Where
do market “bubbles” come from? A team of scientists and economists has
produced the first scientific evidence for what prudent investors have long
believed: Paying attention to what others are doing is the easiest way for
traders to get carried away.
This
new research can’t prevent the mass contagions that lead to bubbles. But it
might help you step back before you get swept up in the next one.
Economists
have struggled and failed to explain why markets turn into manias. Some have
denied bubbles exist; others have argued bubbles must somehow be “rational.”

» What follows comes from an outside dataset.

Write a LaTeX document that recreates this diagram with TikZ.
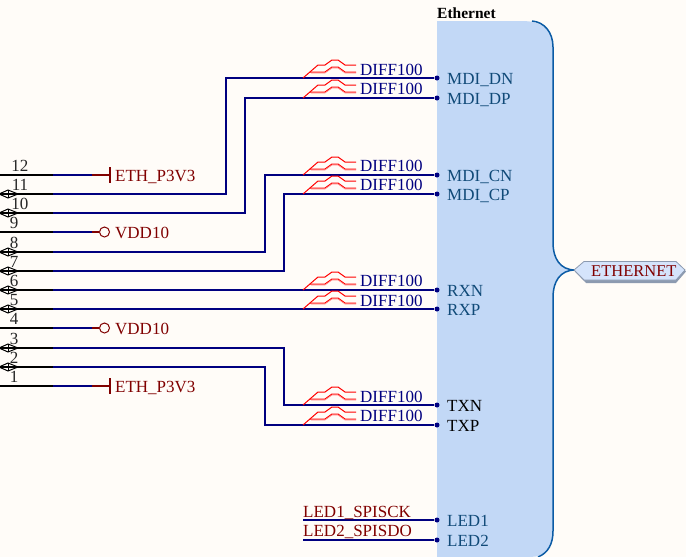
\documentclass[tikz,border=0pt]{standalone}
\usepackage{fontspec}
\setmainfont{Liberation Serif}
\definecolor{paper}{HTML}{FFFCF8}
\definecolor{wirec}{HTML}{000080}
\definecolor{redc}{HTML}{800000}
\definecolor{bodyc}{HTML}{C2D8F6}
\definecolor{edgec}{HTML}{0B5BA5}
\definecolor{pinc}{HTML}{104A78}
\definecolor{portc}{HTML}{D5E4FB}
\definecolor{porte}{HTML}{8C9AB0}
\tikzset{
 x=1pt,y=-1pt,
 wire/.style={draw=wirec,line width=1.5pt},
 stub/.style={draw=black,line width=1.5pt},
 powerw/.style={draw=redc,line width=1.5pt},
 pinnum/.style={font=\fontsize{17}{17}\selectfont,text=black!85,anchor=base,inner sep=0},
 netlab/.style={font=\fontsize{17}{17}\selectfont,text=redc,anchor=base west,inner sep=0},
 difflab/.style={font=\fontsize{17}{17}\selectfont,text=wirec,anchor=base west,inner sep=0},
 pinlab/.style={font=\fontsize{17}{17}\selectfont,text=pinc,anchor=base west,inner sep=0},
 dotc/.style={circle,fill=wirec,inner sep=0,minimum size=5pt},
}
\newcommand{\diffmark}[2]{%
 \begin{scope}[shift={(#1,#2)},draw=red,line width=1pt]
  \draw (0,0) -- (15,-13) -- (22,-13) -- (29,-18) -- (35,-18) -- (42,-13) -- (53,-13);
  \draw (7,-6) -- (22,-6) -- (29,-11) -- (35,-11) -- (42,-6) -- (53,-6);
  \draw[red!50,line width=.6pt] (8,-5) -- (22,-5) -- (29,-10) -- (35,-10) -- (42,-5) -- (53,-5);
 \end{scope}}
\newcommand{\bidir}[1]{%
 \draw[black,line width=1pt] (-1,#1) -- (8,#1-4) -- (18,#1) -- (8,#1+4) -- cycle;
 \draw[black,line width=1pt] (8,#1-4) -- (8,#1+4);}
\begin{document}
\begin{tikzpicture}
\useasboundingbox (0,0) rectangle (686,557);
\fill[paper] (0,0) rectangle (686,557);
% body
\fill[bodyc] (437,21) -- (522,21) .. controls (542,21) and (553,30) .. (553,47) -- (553,243)
  .. controls (553,258) and (560,270) .. (575,270)
  .. controls (560,270) and (553,282) .. (553,297) -- (553,531)
  .. controls (553,548) and (545,557) .. (530,557) -- (437,557) -- cycle;
\draw[edgec,line width=1.5pt] (532,21) .. controls (544,22) and (553,32) .. (553,47) -- (553,243)
  .. controls (553,258) and (560,270) .. (575,270)
  .. controls (560,270) and (553,282) .. (553,297) -- (553,531)
  .. controls (553,544) and (548,553) .. (538,557);
\node[font=\bfseries\fontsize{15.5}{15.5}\selectfont,text=black,anchor=base west,inner sep=0] (title) at (437,18) {Ethernet};
% port
\fill[porte] (575,271.5) -- (586,263.5) -- (676,263.5) -- (686,271.5) -- (676,283) -- (586,283) -- cycle;
\draw[porte,fill=portc,line width=.8pt] (574,270) -- (584,261.5) -- (676,261.5) -- (685,270) -- (676,280) -- (584,280) -- cycle;
\node[netlab,font=\fontsize{16.5}{16.5}\selectfont] (port) at (591,276) {ETHERNET};
% pin endpoints
\foreach \n/\y in {dn/78,dp/98,cn/175,cp/194,rxn/290,rxp/309,txn/405,txp/425,lo/520,lt/540}
  \node[dotc] (\n) at (437,\y) {};
\foreach \n/\y in {p12/175,p11/194,p10/213,p9/232,p8/252,p7/271,p6/290,p5/309,p4/328,p3/348,p2/367,p1/386}{
  \coordinate (\n) at (53,\y);
  \coordinate (\n e) at (0,\y);
}
% bidir symbols
\foreach \y in {194,213,252,271,290,309,348,367} {\bidir{\y}}
% wires
\draw[wire] (p11) -| (226,78) -- (dn);
\draw[wire] (p10) -| (245,98) -- (dp);
\draw[wire] (p8) -| (265,175) -- (cn);
\draw[wire] (p7) -| (284,194) -- (cp);
\draw[wire] (p6) -- (rxn);
\draw[wire] (p5) -- (rxp);
\draw[wire] (p3) -| (284,405) -- (txn);
\draw[wire] (p2) -| (265,425) -- (txp);
% pin stubs
\foreach \n in {p12,p11,p10,p9,p8,p7,p6,p5,p4,p3,p2,p1} {\draw[stub] (\n e) -- (\n);}
% pin numbers
\foreach \t/\x/\y in {12/20/171,11/20/190,10/20/209,9/14/228,8/14/248,7/14/267,6/14/286,5/14/305,4/14/324,3/14/344,2/14/363,1/14/382}
  \node[pinnum] (num\t) at (\x,\y) {\t};
% power ports
\coordinate (vone) at (92,175);
\coordinate (vtwo) at (92,386);
\coordinate (vthree) at (92,232);
\coordinate (vfour) at (92,328);
\draw[wire] (p12) -- (vone);
\draw[wire] (p1) -- (vtwo);
\draw[wire] (p9) -- (vthree);
\draw[wire] (p4) -- (vfour);
\foreach \c/\y in {vone/175,vtwo/386}{
  \draw[powerw] (\c) -- (110,\y);
  \draw[powerw] (110,\y-8) -- (110,\y+8);
}
\foreach \c/\y in {vthree/232,vfour/328}{
  \draw[powerw] (\c) -- (99,\y);
  \draw[redc,line width=1pt,fill=paper] (104.5,\y) circle (5pt);
}
\node[netlab] (eone) at (115,181) {ETH\_P3V3};
\node[netlab] (etwo) at (115,392) {ETH\_P3V3};
\node[netlab] (vdone) at (115,238) {VDD10};
\node[netlab] (vdtwo) at (115,334) {VDD10};
% diff pairs
\foreach \x/\y in {303/78,303/98,303/175,303/194,303/290,303/309,303/405,303/425} {\diffmark{\x}{\y}}
\foreach \n/\y in {a/75,b/94,c/171,d/190,e/286,f/306,g/402,h/421}
  \node[difflab] (dl\n) at (360,\y) {DIFF100};
% pin names
\node[pinlab] (nmdn) at (447,84) {MDI\_DN};
\node[pinlab] (nmdp) at (447,104) {MDI\_DP};
\node[pinlab] (nmcn) at (447,181) {MDI\_CN};
\node[pinlab] (nmcp) at (447,200) {MDI\_CP};
\node[pinlab] (nrxn) at (447,296) {RXN};
\node[pinlab] (nrxp) at (447,315) {RXP};
\node[pinlab,text=black] (ntxn) at (447,411) {TXN};
\node[pinlab,text=black] (ntxp) at (447,431) {TXP};
\node[pinlab] (nlo) at (447,526) {LED1};
\node[pinlab] (nlt) at (447,546) {LED2};
% LED nets
\coordinate (ledo) at (303,520);
\coordinate (ledt) at (303,540);
\draw[wire] (ledo) -- (lo);
\draw[wire] (ledt) -- (lt);
\node[netlab] (lnone) at (303,517) {LED1\_SPISCK};
\node[netlab] (lntwo) at (303,536) {LED2\_SPISDO};
\end{tikzpicture}
\end{document}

Often, the argument is that bubbles are caused by “uninformed” traders, or
“dumb money,” while the “smart money” sits on the sidelines.
The
latest findings suggest, however, that bubbles might be caused not by traders
who lack information but by those who have too much.
The
new research, published this month in the journal Neuron, was conducted by
economists, psychologists and scientists from the California Institute of
Technology, Royal Holloway University in London and the University of Utah. The
study was led by Colin Camerer, an economist at Caltech—who, coincidentally,
won a MacArthur “genius award” this past week for his innovative studies of
financial behavior.
In
the experiment, Caltech students had their brains scanned while they viewed a
stock being traded in a laboratory game. In that experimental market, the
fundamental value of the stock was based on its payments of dividend income and
declined almost to zero by the last round.
In
half the sessions, the participants viewed trading that hadn’t resulted in a
bubble, with prices that quickly converged on fundamental value. In the other
half, traders had driven the stock to multiples of two, three and four times
fundamental value, creating bubbles that then burst—wiping many of them out.
But
the participants didn’t just watch the trades of others; several times during
each round of the game, they got the chance to trade at the latest market
prices.
Later,
the researchers tested how accurately the participants could infer what is on
another person’s mind based on a photograph of his or her eyes.
Those
who scored high on this test showed greater “activation,” while they were
trading, in a region of the brain associated with imagining what others are
feeling—especially during bubble markets. In normal markets, activation in that
part of their brain, called the dorsomedial prefrontal cortex, was unrelated to
their trading performance.
That
suggests that traders pay more attention to what others are doing in the midst
of a bubble than they do in placid markets.
Furthermore,
those with the worst tendency to “ride the bubble”—buying more enthusiastically
as prices soared away from fundamental value—paid particularly close attention
to other traders’ actions.
“People
seem to be buying,” Prof. Camerer says, “because they think they can sell to
somebody else who isn’t able to control himself as well as they can or isn’t as
prescient as they are.”
In
other words, as prices rise and you intensify your search for that “greater
fool” you can sell to, you may get distracted from noticing that the greatest
fool of all is you.
The
people in the experiment interpreted changing patterns of trading volume as
information about where prices were heading—regardless of whether it had
predictive power. The traders who were most likely to ride the bubble too long
were those whose brains responded most intensely to sudden shifts in trading
volume.
“When
there are these trading bursts,” Prof. Camerer says, “a lot of people may get
an exaggerated sense that they can predict what’s next.”
The
study was based on a small sample of students, not professional traders, and
didn’t look at other possible explanations for bubbles like emotional arousal
or the wish to conform. Still, it rings true.
“If
everybody else is doing something silly, maybe you should detach the network
and social links that make you susceptible,” Prof. Camerer says.
“You
could live in Omaha instead of New York,” he adds, in an allusion to Warren
Buffett’s deliberate detachment from the daily hubbub of trading. “Getting away
from the market and media bubble might help you avoid a financial bubble.”
You
also can use a checklist with rules like these: Never buy a stock or other
asset purely because its price has been going up or sell just because it has
been going down.
Before
you buy, list several reasons—other than price—that make it a good investment.
After any big up or down move, review those reasons and ask whether the new
price has invalidated them.
In
short, the best way to avoid a bubble is to think for yourself.